What is your opinion on spam email?



Spam is a problem, but a very different one. Spam is often malicious/harmful. Accessing a publicly accessible website is usually benign even if the content being accessed gets saved to disk.

Some people don't publicly publish their email address, they instead selectively give it out only to those they want to get email from, but their address gets leaked/sold and abused. Ultimately people who do publicly publish a contact address (email or even a physical mailing address) are basically on the hook for deciding what to do with whatever people send them.

The spam situation got out of hand pretty fast though. The only thing that kept email spam from reaching the level of a DoS attack were blacklists and server-side filtering, and even with those things (plus client-side filters) spam is still a huge problem today. Spam is just a much bigger problem than web scraping. Even the junkmail the mailman delivers to my door has an environmental cost that's much worse than the "harm" of a web scraper's http GET requests.

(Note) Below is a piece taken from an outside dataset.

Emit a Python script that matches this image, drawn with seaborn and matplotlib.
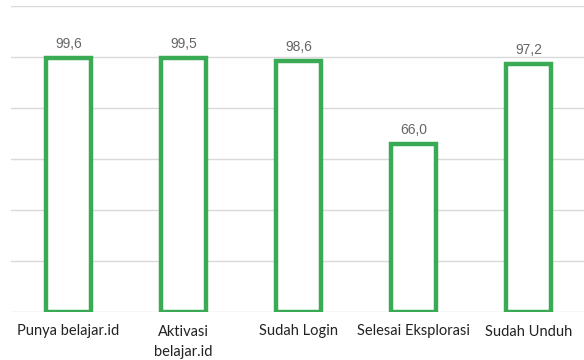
import matplotlib
matplotlib.use("Agg")
import matplotlib.pyplot as plt
import seaborn as sns
import pandas as pd

categories = ["Punya belajar.id", "Aktivasi\nbelajar.id", "Sudah Login",
              "Selesai Eksplorasi", "Sudah Unduh"]
values = [99.6, 99.5, 98.6, 66.0, 97.2]
value_labels = ["99,6", "99,5", "98,6", "66,0", "97,2"]

green = "#3aaa55"
grid_gray = "#d9d9d9"

sns.set_theme(style="white")
plt.rcParams["font.family"] = ["Liberation Sans", "DejaVu Sans"]

df = pd.DataFrame({"cat": categories, "val": values})

fig = plt.figure(figsize=(5.84, 3.6), dpi=100)
ax = fig.add_axes([11 / 584, 48 / 360, 575 / 584, 306 / 360])

sns.barplot(data=df, x="cat", y="val", ax=ax, color="white",
            edgecolor=green, linewidth=3.2, width=0.39, saturation=1)

ax.set_ylim(0, 120)
ax.set_xlim(-0.5, len(categories) - 0.5)
ax.set_yticks(range(0, 121, 20))
ax.yaxis.grid(True, color=grid_gray, linewidth=1.0)
ax.set_axisbelow(True)
ax.tick_params(axis="y", left=False, labelleft=False)
ax.tick_params(axis="x", bottom=False, pad=3)
for s in ax.spines.values():
    s.set_visible(False)
ax.set_xlabel("")
ax.set_ylabel("")
ax.set_xticks(range(len(categories)))
ax.set_xticklabels(categories, fontsize=10.5, color="#222222",
                   family=["Lato", "DejaVu Sans"], linespacing=1.6)

for i, (v, lab) in enumerate(zip(values, value_labels)):
    ax.annotate(lab, (i, v), xytext=(0, 5), textcoords="offset points",
                ha="center", va="bottom", fontsize=10, color="#666666")

fig.savefig("out.png", dpi=100)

We have many alternative ways to contact each other online that aren't as vulnerable to spam, but for all of its shortcomings email continues to be widely used because at the end of the day people think giving strangers the ability to reach out to them uninvited is valuable. Anyone can set up a whitelist and trash everything that comes into their mailbox unless it's from an approved sender, but almost nobody does because they want to be more reachable than that.


That's like comparing web scraping with DDoS


There are some factors that might lead to this lone of though.

- it seem a lot of web developer / product manager either do not know or do not care about robots.txt

- some web application are so badly optimized, that some of them are not able to handle more than 1 hit per second at a sustained rate, which admittedly have worked fine so far. But crawlers are persistent, causing the normal crawling activity to cause denial of service for normal users.


I hold the same view as the parent poster on public data online and my opinion on spam e-mail is that it's a consequence of naivete bordering on faulty design. It should have been set up with strong authentication (proof that this e-mail is from whom it says it is) and explicit consent (you can only message me if I allow you to message me). The latter could be as simple as rate-limiting e-mail from addresses which you have not explicitly allowed, or to which you have not previously sent letters, to one per week or so, with all such e-mails automatically going to the spam folder to be purged in a month.